The place was technically run by the only other waitress- a Chinese girl that walked and talked at a hundred miles per hour but she was so nice, and the customers loved her. It made me laugh that she didn’t know any of their names- even the regulars had been taking their morning breakfast their everyday for the four years she had worked there.
“I am good with names,” she explained exasperatedly. “They just all look the same to me!”


You know you need a new job when… there are no customers.

This boss was the nicest guy I’ve ever met, one of those guys that never catches a break but is always still gentle and generous with everyone he comes across. A guy who taught me so much about business and families and life. And crosswords- we did a lot of those, and I spent a lot of time making us cups of coffee and writing poetry. All very picturesque, but I served maybe two customers a day and spend all my money in the fruit machine that he didn’t have a key for. Not very profitable.


You know you need a new job when… your ex-boyfriend is the manager.

Damn it. That was the best job I ever had- I earnt more money in that restaurant working part-time whilst at uni than I ever have since graduating. Windsor was full of tourists, lovely Americans tipping ten percent from 11am-11pm, and I worked long hours, ran round like a nutter and got paid well for it. But he got the restaurant in the ‘divorce’ with the matching set of friends, I got uni and that set of friends. End of dollar.

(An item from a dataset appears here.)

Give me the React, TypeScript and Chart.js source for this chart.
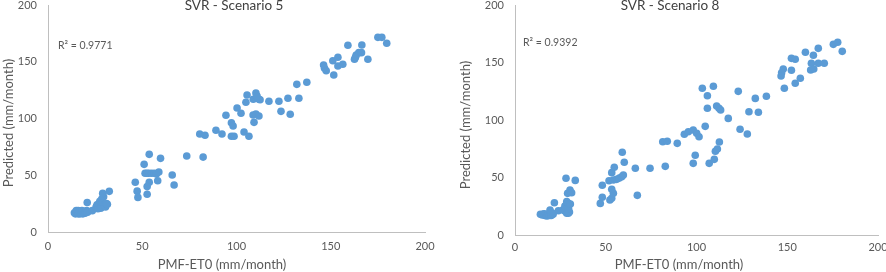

You know you need a new job when… you get paid 750 euros per month for 6 days per week 12 hours per day in the Spanish heat.

The novelty of being in a foreign country all by myself back then seemed to feed me instead, and I think that particular boss was a sharp woman, savvy enough to pick up on that fact.
That works out at 2.60 EUROS an hour. What a div. All I could see was the sunshine. (And the free alcahol).
The funny thing was, I was as happy as Larry.